LOL - the definition of "RMB" is raw
meaty bone. If the book didn't mention what proportion should be meat, it does at least imply that it needs to be substantial (or else it's just a bone, not a meaty bone). It is a bit difficult to say percentages, of course - since that's going to vary according to which boney part it is you're feeding.
A better way to look at things, perhaps, is to say that you're trying to
emulate the feeding of whole carcasses. You might
not feed whole carcasses (and with the possible exception of chickens and rabbits, few of us ever do) but the proportion of meat to bone to offal should approximate that which the dog would have consumed had he been given a whole carcass over several meals.
So. How much meat versus bone would your dog be consuming if you bought a whole chicken and cut it up into meal sized bits? The answer, clearly, is a heck of a lot more than comes on chicken frames and necks

Now that doesn't mean don't feed necks and frames - they're an extremely useful and cheap food item. But it DOES mean that if you feed a lot of those items, you *must* add meat to ensure that the dog is getting adequate nutrition.
Does this make reasonable sense to you? All parts of a carcass are valuable nutrition for a dog, you just need to ensure that what you feed does, over time, include or approximate all of them.
Actually buying whole chickens can be a very good and economical way to go. Commercially raised chickens do have a bit of an excess of meat, so that whole chicken can feed both the dog and people. There are plenty of raw feeders (myself included sometimes) who go out and get a whole chicken, take the breast meat off for themselves, and then cut the rest up into meal-sized portions for the dog. Since you often find that buying chicken breasts costs as much (or more) than the entire chicken, doing it this way effectively means that your dog may be eating "for free"...
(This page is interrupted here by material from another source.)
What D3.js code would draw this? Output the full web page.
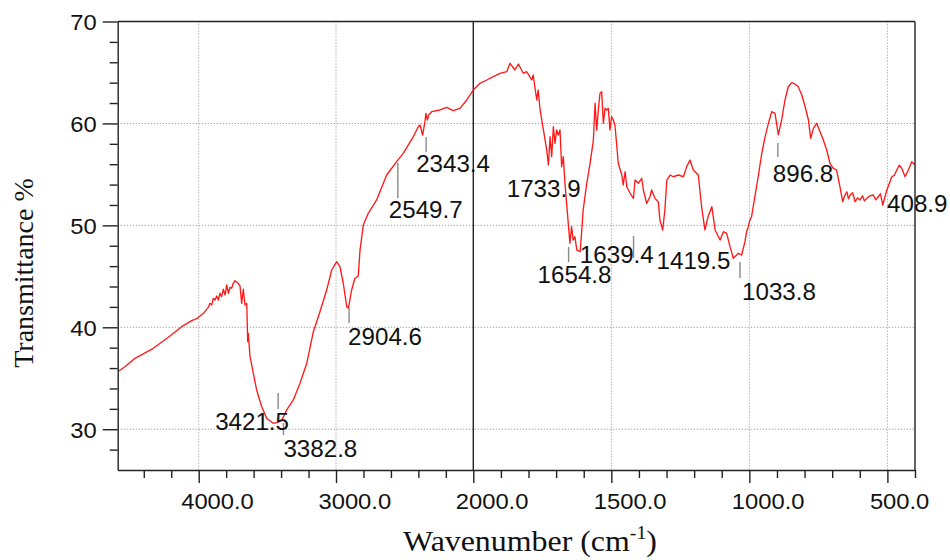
<!DOCTYPE html>
<html>
<head>
<meta charset="utf-8">
<script src="https://cdn.jsdelivr.net/npm/d3@7"></script>
<style>
  body { margin: 0; background: #ffffff; }
  svg { display: block; }
</style>
</head>
<body>
<svg id="chart" width="950" height="560"></svg>
<script>
// ---- FTIR spectrum: wavenumber (cm-1) vs transmittance (%) ----
const wavenumber = [
  4590, 4537, 4464, 4331, 4221, 4124, 4051, 4010, 3966, 3930, 3918, 3905, 3894, 3881, 3869, 3857,
  3845, 3833, 3821, 3808, 3796, 3784, 3772, 3760, 3748, 3736, 3712, 3699, 3687, 3675, 3663, 3650,
  3643, 3639, 3626, 3602, 3578, 3541, 3505, 3457, 3432, 3396, 3359, 3311, 3262, 3213, 3165, 3117,
  3068, 3031, 2995, 2971, 2947, 2922, 2910, 2886, 2862, 2838, 2825, 2801, 2765, 2704, 2631, 2558,
  2510, 2437, 2401, 2388, 2369, 2352, 2345, 2335, 2325, 2303, 2243, 2194, 2146, 2097, 2048, 2000,
  1976, 1951, 1940, 1903, 1879, 1867, 1849, 1837, 1819, 1807, 1788, 1783, 1777, 1770, 1765, 1758,
  1746, 1734, 1728, 1722, 1716, 1710, 1704, 1698, 1692, 1686, 1680, 1674, 1668, 1662, 1656, 1650,
  1644, 1638, 1632, 1625, 1613, 1607, 1602, 1589, 1577, 1565, 1559, 1553, 1547, 1541, 1535, 1529,
  1523, 1517, 1511, 1505, 1499, 1493, 1487, 1481, 1475, 1462, 1457, 1450, 1444, 1432, 1420, 1414,
  1402, 1390, 1384, 1372, 1360, 1354, 1342, 1330, 1324, 1314, 1306, 1299, 1287, 1276, 1257, 1239,
  1227, 1215, 1203, 1185, 1173, 1161, 1149, 1136, 1124, 1106, 1094, 1082, 1076, 1070, 1058, 1046,
  1040, 1028, 1016, 1010, 1004, 998, 992, 980, 968, 955, 943, 931, 919, 907, 895, 883,
  871, 859, 847, 835, 823, 810, 798, 786, 778, 768, 756, 744, 732, 720, 708, 696,
  684, 672, 662, 655, 647, 641, 635, 626, 617, 608, 599, 590, 583, 575, 563, 551,
  542, 533, 525, 517, 502, 484, 475, 466, 457, 448, 436, 424, 412, 400
];
const transmittance = [
  35.64, 36.13, 36.96, 37.94, 39.02, 40.06, 40.65, 40.88, 41.37, 41.96, 42.35, 42.19, 42.84, 42.68, 43.07, 42.68,
  43.34, 43.00, 43.73, 43.17, 44.15, 43.34, 43.92, 43.83, 44.32, 44.57, 44.32, 44.05, 42.35, 43.73, 42.19, 42.35,
  38.59, 39.41, 37.12, 35.49, 33.85, 32.21, 31.07, 30.58, 30.64, 30.84, 31.89, 32.87, 34.51, 36.47, 39.57, 41.53,
  43.66, 45.62, 46.44, 45.94, 44.32, 42.02, 41.86, 43.66, 44.81, 45.03, 47.58, 50.04, 51.18, 52.49, 54.94, 56.25,
  57.07, 58.70, 59.68, 59.85, 58.86, 60.17, 60.99, 60.34, 60.83, 61.15, 61.32, 61.58, 61.25, 61.48, 62.30, 63.28,
  63.94, 64.26, 64.43, 64.92, 65.08, 65.90, 65.24, 65.83, 64.92, 65.08, 64.26, 64.75, 63.60, 62.30, 63.28, 61.32,
  59.36, 57.39, 55.92, 58.70, 56.74, 59.68, 58.05, 59.36, 58.86, 59.36, 55.76, 56.74, 54.13, 52.16, 50.20, 48.24,
  49.87, 48.56, 48.89, 47.58, 47.42, 49.55, 51.51, 54.13, 56.09, 58.37, 61.98, 59.36, 61.32, 62.96, 63.11, 60.01,
  61.48, 61.32, 61.48, 59.36, 60.66, 60.34, 59.85, 58.05, 56.09, 54.94, 53.96, 55.26, 53.79, 53.15, 52.65, 54.45,
  54.13, 54.62, 53.47, 52.16, 52.81, 53.47, 52.65, 52.32, 50.53, 49.55, 51.51, 54.45, 54.94, 54.77, 54.94, 54.77,
  55.76, 56.41, 55.43, 54.94, 51.83, 49.55, 50.90, 51.83, 49.55, 48.56, 49.38, 49.22, 48.56, 47.91, 46.77, 47.09,
  47.26, 47.09, 48.40, 49.38, 49.87, 50.53, 50.85, 52.81, 54.77, 57.07, 58.70, 60.01, 61.15, 60.99, 58.87, 60.34,
  62.30, 63.60, 64.00, 63.87, 63.60, 62.79, 61.64, 60.34, 58.54, 59.52, 60.01, 59.19, 58.37, 57.39, 56.09, 55.60,
  55.43, 53.79, 52.32, 52.90, 53.30, 52.60, 52.98, 53.20, 52.32, 52.70, 52.49, 52.90, 52.40, 52.65, 52.90, 52.98,
  52.50, 52.81, 53.10, 52.00, 53.47, 54.77, 54.90, 55.43, 55.90, 55.60, 54.77, 55.43, 56.25, 55.92
];

// axis ticks
const xMajorTicks = [4000, 3000, 2000, 1500, 1000, 500];
const xTickLabels = ["4000.0", "3000.0", "2000.0", "1500.0", "1000.0", "500.0"];
const xMinorTicks = [4400, 4200, 3800, 3600, 3400, 3200, 2800, 2600, 2400, 2200,
                     1900, 1800, 1700, 1600, 1400, 1300, 1200, 1100, 900, 800, 700, 600, 400];
const yMajorTicks = [30, 40, 50, 60, 70];
const yMinorTicks = [28, 32, 34, 36, 38, 42, 44, 46, 48, 52, 54, 56, 58, 62, 64, 66, 68];

// annotated absorption bands
const peakWavenumbers = [3421.5, 3382.8, 2904.6, 2549.7, 2343.4, 1733.9, 1654.8, 1639.4, 1419.5, 1033.8, 896.8, 408.9];
const peakLabels = ["3421.5", "3382.8", "2904.6", "2549.7", "2343.4", "1733.9", "1654.8", "1639.4", "1419.5", "1033.8", "896.8", "408.9"];

// ---- layout ----
const L = 117.7, R = 915, T = 21.5, B = 470;
const svg = d3.select("#chart");

// split wavenumber axis: 4590-2000 compressed on the left, 2000-400 on the right
const x = d3.scaleLinear().domain([4590, 2000, 400]).range([L, 473.3, R]);
const y = d3.scaleLinear().domain([26, 70]).range([B, T]);

const sans = "'Liberation Sans', Arial, sans-serif";
const serif = "'Liberation Serif', 'Times New Roman', serif";
const widen = 1.08; // slightly wide lettering

// dotted grid
const grid = svg.append("g")
  .attr("stroke", "#9a9a9a")
  .attr("stroke-width", 1)
  .attr("stroke-dasharray", "1.2,1.8");
grid.selectAll("line.h")
  .data(yMajorTicks.filter(v => v < 70))
  .join("line")
  .attr("x1", L).attr("x2", R)
  .attr("y1", d => y(d)).attr("y2", d => y(d));
grid.selectAll("line.v")
  .data(xMajorTicks.filter(v => v !== 2000))
  .join("line")
  .attr("x1", d => x(d)).attr("x2", d => x(d))
  .attr("y1", T).attr("y2", B);

// solid divider where the wavenumber scale changes
svg.append("line")
  .attr("x1", x(2000)).attr("x2", x(2000))
  .attr("y1", T).attr("y2", B)
  .attr("stroke", "#222").attr("stroke-width", 1.4);

// spectrum
svg.append("clipPath").attr("id", "plot-clip")
  .append("rect").attr("x", L).attr("y", T).attr("width", R - L).attr("height", B - T);

const spectrum = wavenumber.map((w, i) => ({ w, t: transmittance[i] }));
svg.append("path")
  .datum(spectrum)
  .attr("clip-path", "url(#plot-clip)")
  .attr("fill", "none")
  .attr("stroke", "#ff1a1a")
  .attr("stroke-width", 1.35)
  .attr("stroke-linejoin", "round")
  .attr("d", d3.line().x(d => x(d.w)).y(d => y(d.t)));

// frame
const frame = svg.append("g").attr("stroke", "#222").attr("stroke-width", 1.4);
frame.append("line").attr("x1", L).attr("x2", R).attr("y1", T).attr("y2", T);
frame.append("line").attr("x1", R).attr("x2", R).attr("y1", T).attr("y2", B);

// bottom axis
const gx = svg.append("g").attr("transform", `translate(0,${B})`);
gx.append("g")
  .call(d3.axisBottom(x).tickValues(xMinorTicks).tickSize(8).tickSizeOuter(0).tickFormat(""))
  .call(g => g.select(".domain").remove());
const gxMajor = gx.append("g")
  .call(d3.axisBottom(x).tickValues(xMajorTicks).tickSize(13).tickSizeOuter(0)
        .tickFormat((d, i) => xTickLabels[i]));
gxMajor.selectAll("text")
  .attr("x", 0).attr("y", 0).attr("dy", null)
  .attr("transform", `translate(-18,39) scale(${widen},1)`)
  .attr("text-anchor", "start")
  .attr("font-family", sans).attr("font-size", 22).attr("fill", "#111");
gx.selectAll("line").attr("stroke", "#222").attr("stroke-width", 1.4);
gx.selectAll(".domain").attr("stroke", "#222").attr("stroke-width", 1.4);

// left axis
const gy = svg.append("g").attr("transform", `translate(${L},0)`);
gy.append("g")
  .call(d3.axisLeft(y).tickValues(yMinorTicks).tickSize(8).tickSizeOuter(0).tickFormat(""))
  .call(g => g.select(".domain").remove());
const gyMajor = gy.append("g")
  .call(d3.axisLeft(y).tickValues(yMajorTicks).tickSize(15).tickSizeOuter(0).tickFormat(d3.format("d")));
gyMajor.selectAll("text")
  .attr("x", 0).attr("dy", "0.36em")
  .attr("transform", `translate(-21,0) scale(${widen},1)`)
  .attr("font-family", sans).attr("font-size", 22).attr("fill", "#111");
gy.selectAll("line").attr("stroke", "#222").attr("stroke-width", 1.4);
gy.selectAll(".domain").attr("stroke", "#222").attr("stroke-width", 1.4);
svg.selectAll(".tick").attr("font-family", null).attr("font-size", null);

// peak annotations: leader line span (px) and label offset from the band position
const peakLayout = [
  { top: 393, bottom: 409, dx: -63, base: 430 },
  { top: 423, bottom: 435, dx: 0,   base: 457 },
  { top: 308, bottom: 323, dx: -1,  base: 345 },
  { top: 163, bottom: 198, dx: -9,  base: 218 },
  { top: 137, bottom: 152, dx: -10, base: 171.5 },
  { top: null, bottom: null, dx: -40, base: 196.5 },
  { top: 247, bottom: 262, dx: -31, base: 282.5 },
  { top: null, bottom: null, dx: 7,  base: 262.5 },
  { top: 236, bottom: 258, dx: 23,  base: 269 },
  { top: 262, bottom: 278, dx: 2,   base: 300 },
  { top: 143, bottom: 157, dx: -5,  base: 181.5 },
  { top: null, bottom: null, dx: -25.5, base: 211.5 }
];
const peaks = peakWavenumbers.map((w, i) => ({ w, label: peakLabels[i], ...peakLayout[i] }));

svg.append("g").selectAll("line")
  .data(peaks.filter(p => p.top !== null))
  .join("line")
  .attr("x1", d => x(d.w)).attr("x2", d => x(d.w))
  .attr("y1", d => d.top).attr("y2", d => d.bottom)
  .attr("stroke", "#8a8a8a").attr("stroke-width", 1.4);

svg.append("g").selectAll("text")
  .data(peaks)
  .join("text")
  .attr("transform", d => `translate(${x(d.w) + d.dx},${d.base}) scale(1.05,1)`)
  .attr("font-family", sans).attr("font-size", 23).attr("fill", "#111")
  .text(d => d.label);

// axis titles
svg.append("text")
  .attr("transform", "translate(33,273) rotate(-90)")
  .attr("text-anchor", "middle")
  .attr("font-family", serif).attr("font-size", 28).attr("fill", "#111")
  .text("Transmittance %");

const xt = svg.append("text")
  .attr("transform", "translate(530,551) scale(1.1,1)")
  .attr("text-anchor", "middle")
  .attr("font-family", serif).attr("font-size", 29).attr("fill", "#111");
xt.append("tspan").text("Wavenumber (cm");
xt.append("tspan").attr("dy", -12).attr("font-size", 18).text("-1");
xt.append("tspan").attr("dy", 12).text(")");
</script>
</body>
</html>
So that's one option. Another is to buy the necks and frames - which is also an attractive option since they're cheap (sometimes even free). Then add meat (be it chicken, beef, lamb, pork or whatever is cheap at the time) in an amount that approximates the flesh that would have been on the carcass if not removed.
A further option is buying chicken/turkey portions. They're very often findable at reasonable cost, especially frozen. Things like legs, quarters, thighs are excellent in terms of meat/bone ratio. Wings not so good - as mentioned, they're almost exclusively bone and skin (which is fine as part of a meal, or part of a diet - but pretty useless on their own).
None of it is a rigid requirement however. It isn't going to hurt if one meal is quite boney and the next over-meaty. Some meals might have offal included, others not. Just as with variation between meats, it's balance over time that counts. No need for every meal to follow strict criteria (any more than every meal you eat needs to). In the particular case of your dog though, who seems to be having a little trouble, it might be a good idea to see how she does with more meat first, and only later let a bit of variation slip in there.
Oh - and egg shell. Not all dogs will consume it. It's a nice bit of calcium for them if they will, so I'd suggest crumbling it up quite small and hiding it in ground meat. If she still picks it out, you could try putting it through a blender or food processor - or just forget it. It's not the end of the world if she doesn't want to eat the shell.